Building a better life
Responsible ownership, positive training and a better understanding of other species are key to successful human-animal interactions
I found an abandoned baby bird in our balcony. It has no feathers. I cannot identify it. How should I treat it?
First task is to identify what type of baby bird is it. Whether is a nestling or fledgling. A nestling has few or no feathers, and if found on the ground, they need your help. These baby birds are too young to leave the nest and are unable to fly.
Fledglings are juvenile birds who have a mix of fuzzy down and adult feathers and are learning to fly. You may come across them hopping along on the ground, perching on low-hanging branches, or hiding under bushes, but as long as they're healthy, just let them be.
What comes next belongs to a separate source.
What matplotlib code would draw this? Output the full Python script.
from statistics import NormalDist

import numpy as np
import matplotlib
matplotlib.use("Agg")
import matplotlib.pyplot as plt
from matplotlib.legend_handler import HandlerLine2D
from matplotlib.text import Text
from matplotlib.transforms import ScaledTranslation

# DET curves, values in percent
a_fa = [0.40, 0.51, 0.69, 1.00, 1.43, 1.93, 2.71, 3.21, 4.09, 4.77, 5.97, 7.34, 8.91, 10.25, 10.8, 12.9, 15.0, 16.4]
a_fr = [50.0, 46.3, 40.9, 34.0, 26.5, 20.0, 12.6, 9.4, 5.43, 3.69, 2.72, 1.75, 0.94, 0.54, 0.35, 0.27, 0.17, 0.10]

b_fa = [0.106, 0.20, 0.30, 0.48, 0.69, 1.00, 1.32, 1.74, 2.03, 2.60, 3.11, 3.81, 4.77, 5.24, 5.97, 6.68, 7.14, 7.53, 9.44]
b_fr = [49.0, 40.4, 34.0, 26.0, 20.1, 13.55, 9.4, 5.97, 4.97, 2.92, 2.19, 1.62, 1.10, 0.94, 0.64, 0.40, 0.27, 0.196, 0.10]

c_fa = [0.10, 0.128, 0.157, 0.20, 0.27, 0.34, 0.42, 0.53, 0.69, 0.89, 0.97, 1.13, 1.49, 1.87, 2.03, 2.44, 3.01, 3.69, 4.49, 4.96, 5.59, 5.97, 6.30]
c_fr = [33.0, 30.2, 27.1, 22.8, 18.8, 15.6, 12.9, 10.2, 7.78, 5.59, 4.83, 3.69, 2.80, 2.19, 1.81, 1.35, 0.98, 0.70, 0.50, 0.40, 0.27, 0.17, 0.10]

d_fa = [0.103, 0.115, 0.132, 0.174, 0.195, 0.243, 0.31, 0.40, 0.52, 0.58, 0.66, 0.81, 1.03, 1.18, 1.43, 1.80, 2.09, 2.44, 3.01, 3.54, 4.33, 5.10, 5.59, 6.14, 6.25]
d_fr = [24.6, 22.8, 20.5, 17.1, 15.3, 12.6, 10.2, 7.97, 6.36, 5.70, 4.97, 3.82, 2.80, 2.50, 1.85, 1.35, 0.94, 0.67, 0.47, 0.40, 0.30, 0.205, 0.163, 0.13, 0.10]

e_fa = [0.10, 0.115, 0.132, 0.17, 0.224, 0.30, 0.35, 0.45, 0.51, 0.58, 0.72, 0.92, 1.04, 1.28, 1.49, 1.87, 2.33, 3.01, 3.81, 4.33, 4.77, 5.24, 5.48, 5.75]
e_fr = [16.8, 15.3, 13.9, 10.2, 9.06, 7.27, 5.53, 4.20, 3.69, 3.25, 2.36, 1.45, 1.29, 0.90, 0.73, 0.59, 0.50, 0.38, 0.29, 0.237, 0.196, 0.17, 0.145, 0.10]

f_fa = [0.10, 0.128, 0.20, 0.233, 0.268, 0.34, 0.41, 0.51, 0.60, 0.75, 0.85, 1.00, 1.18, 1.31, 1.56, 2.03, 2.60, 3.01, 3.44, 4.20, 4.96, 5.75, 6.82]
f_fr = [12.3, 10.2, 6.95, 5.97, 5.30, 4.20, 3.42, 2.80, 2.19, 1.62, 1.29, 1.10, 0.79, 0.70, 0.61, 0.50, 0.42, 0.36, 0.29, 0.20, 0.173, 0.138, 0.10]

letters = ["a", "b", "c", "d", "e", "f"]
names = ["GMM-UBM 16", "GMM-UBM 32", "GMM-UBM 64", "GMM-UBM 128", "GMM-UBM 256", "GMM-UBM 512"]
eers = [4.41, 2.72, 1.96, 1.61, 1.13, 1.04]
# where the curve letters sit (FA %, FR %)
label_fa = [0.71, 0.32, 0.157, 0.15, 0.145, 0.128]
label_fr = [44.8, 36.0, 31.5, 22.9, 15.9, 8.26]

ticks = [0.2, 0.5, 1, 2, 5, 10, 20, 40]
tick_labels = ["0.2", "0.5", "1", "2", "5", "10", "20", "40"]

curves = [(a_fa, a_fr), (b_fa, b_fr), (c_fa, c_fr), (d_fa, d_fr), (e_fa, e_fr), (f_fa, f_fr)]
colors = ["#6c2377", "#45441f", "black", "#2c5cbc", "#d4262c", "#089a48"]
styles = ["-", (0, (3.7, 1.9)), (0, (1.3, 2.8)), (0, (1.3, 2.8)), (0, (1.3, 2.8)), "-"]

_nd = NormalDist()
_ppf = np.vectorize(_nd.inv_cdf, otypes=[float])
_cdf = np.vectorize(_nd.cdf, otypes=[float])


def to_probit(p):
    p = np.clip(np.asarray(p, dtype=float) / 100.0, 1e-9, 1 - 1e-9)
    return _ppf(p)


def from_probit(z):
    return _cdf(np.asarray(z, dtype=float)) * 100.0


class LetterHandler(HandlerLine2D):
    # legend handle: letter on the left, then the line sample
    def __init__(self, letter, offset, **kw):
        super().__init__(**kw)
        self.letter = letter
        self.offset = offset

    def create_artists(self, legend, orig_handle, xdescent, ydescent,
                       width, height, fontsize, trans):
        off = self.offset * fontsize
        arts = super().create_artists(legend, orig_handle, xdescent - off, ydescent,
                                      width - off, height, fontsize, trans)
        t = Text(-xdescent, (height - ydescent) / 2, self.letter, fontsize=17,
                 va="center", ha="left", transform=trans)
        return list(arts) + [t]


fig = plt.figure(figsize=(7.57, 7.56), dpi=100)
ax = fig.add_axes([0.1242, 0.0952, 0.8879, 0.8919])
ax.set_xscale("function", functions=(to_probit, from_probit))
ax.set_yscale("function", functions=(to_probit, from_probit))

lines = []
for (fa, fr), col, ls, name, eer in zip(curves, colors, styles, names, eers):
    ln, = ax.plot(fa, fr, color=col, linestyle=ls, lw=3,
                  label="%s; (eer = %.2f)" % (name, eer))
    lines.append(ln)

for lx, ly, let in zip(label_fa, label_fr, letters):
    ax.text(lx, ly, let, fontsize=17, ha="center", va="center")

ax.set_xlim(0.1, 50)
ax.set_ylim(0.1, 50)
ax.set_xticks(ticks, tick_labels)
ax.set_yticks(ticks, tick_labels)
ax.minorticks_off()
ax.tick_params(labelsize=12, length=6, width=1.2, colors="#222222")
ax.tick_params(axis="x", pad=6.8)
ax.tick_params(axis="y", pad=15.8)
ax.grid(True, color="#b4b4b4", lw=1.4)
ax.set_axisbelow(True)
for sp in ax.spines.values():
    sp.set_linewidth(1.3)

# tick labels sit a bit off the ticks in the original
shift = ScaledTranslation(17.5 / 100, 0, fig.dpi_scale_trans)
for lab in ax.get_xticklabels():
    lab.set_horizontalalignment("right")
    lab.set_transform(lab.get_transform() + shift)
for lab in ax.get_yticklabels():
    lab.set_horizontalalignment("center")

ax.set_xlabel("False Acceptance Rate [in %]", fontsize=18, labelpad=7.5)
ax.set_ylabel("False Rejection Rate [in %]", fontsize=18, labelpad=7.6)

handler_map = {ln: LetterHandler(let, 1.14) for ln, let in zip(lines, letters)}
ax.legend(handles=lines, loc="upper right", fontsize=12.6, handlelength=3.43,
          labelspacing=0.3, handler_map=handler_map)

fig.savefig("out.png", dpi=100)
Healthy fledglings can stand upright and will tuck their wings tightly against their bodies.
If you come across a fallen nestling who isn't injured, shaking, or weak and you can locate the nest, use clean or gloved hands to place the bird back into the nest quickly.
If you can't see or reach the original nest, make one out of a small basket, kitchen strainer, or small plastic container with holes punched in the bottom. Ideally the nest should be cereal-bowl shaped, well-padded with tissue paper, and of a non-slippery material, otherwise the bird's legs could spread out sideways and become deformed.
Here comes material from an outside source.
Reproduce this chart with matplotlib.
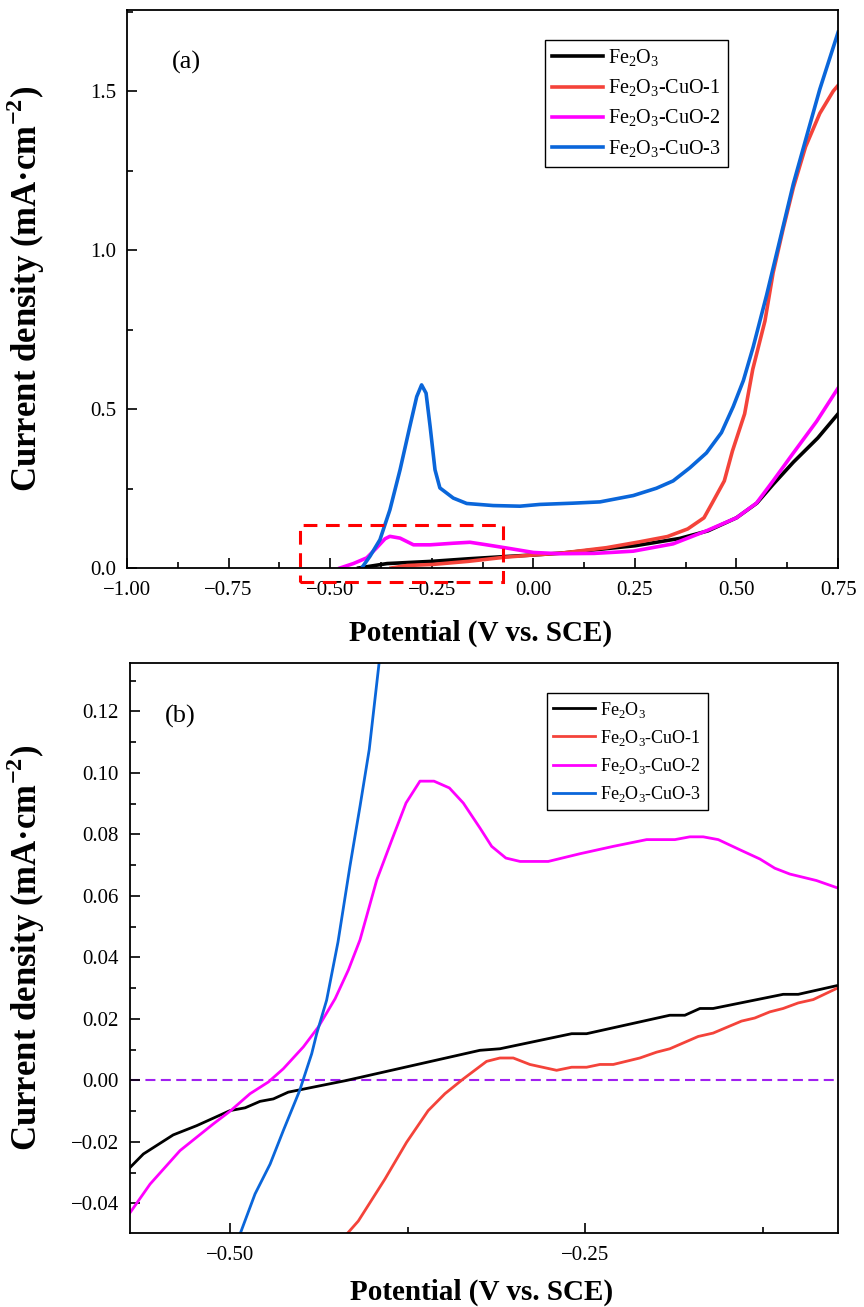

Fasten the nest in a sheltered area of the tree closest to the bird's original location but out of range of any cats or dogs.
Watch quietly for a few hours to make sure that a parent comes back to feed the nestling. If the parent doesn't return, then secure the bird by using clean or gloved hands to place the bird inside a cardboard box lined with paper towels.
While you're working to get help for the animal, keep him or her warm and quiet by placing a heating pad on the lowest setting under half of the box or placing a small hot water bottle inside the box. Then put the box in a closet or another warm, dark, quiet, and safe place away from people and animals.
Take a picture of the bird and send it to as many wildlife organisations as you know, asking for identification and what food to feed it. In the meantime try mincemeat, worms, small pieces of fruit like the melon variety, soaked rice or oatmeal. It needs food every hour.
What should I do when I see a community dog in danger or ill-health?
Don't attempt to hug an injured dog and keep your face away from its mouth.
Perform any examination slowly. Stop if the dog gets agitated.
Call the vet before moving the dog, so they can be ready before you arrive.
If it is a wound or a minor injury, then you can treat it but if you even have a hint of a major bruise then contact an animal hospital or an animal protection group.
If you see any act of animal cruelty then mention it. Never allow an animal to stay in danger. File a First Information Report and then contact an animal protection group.
Make sure to follow up on the dog's health.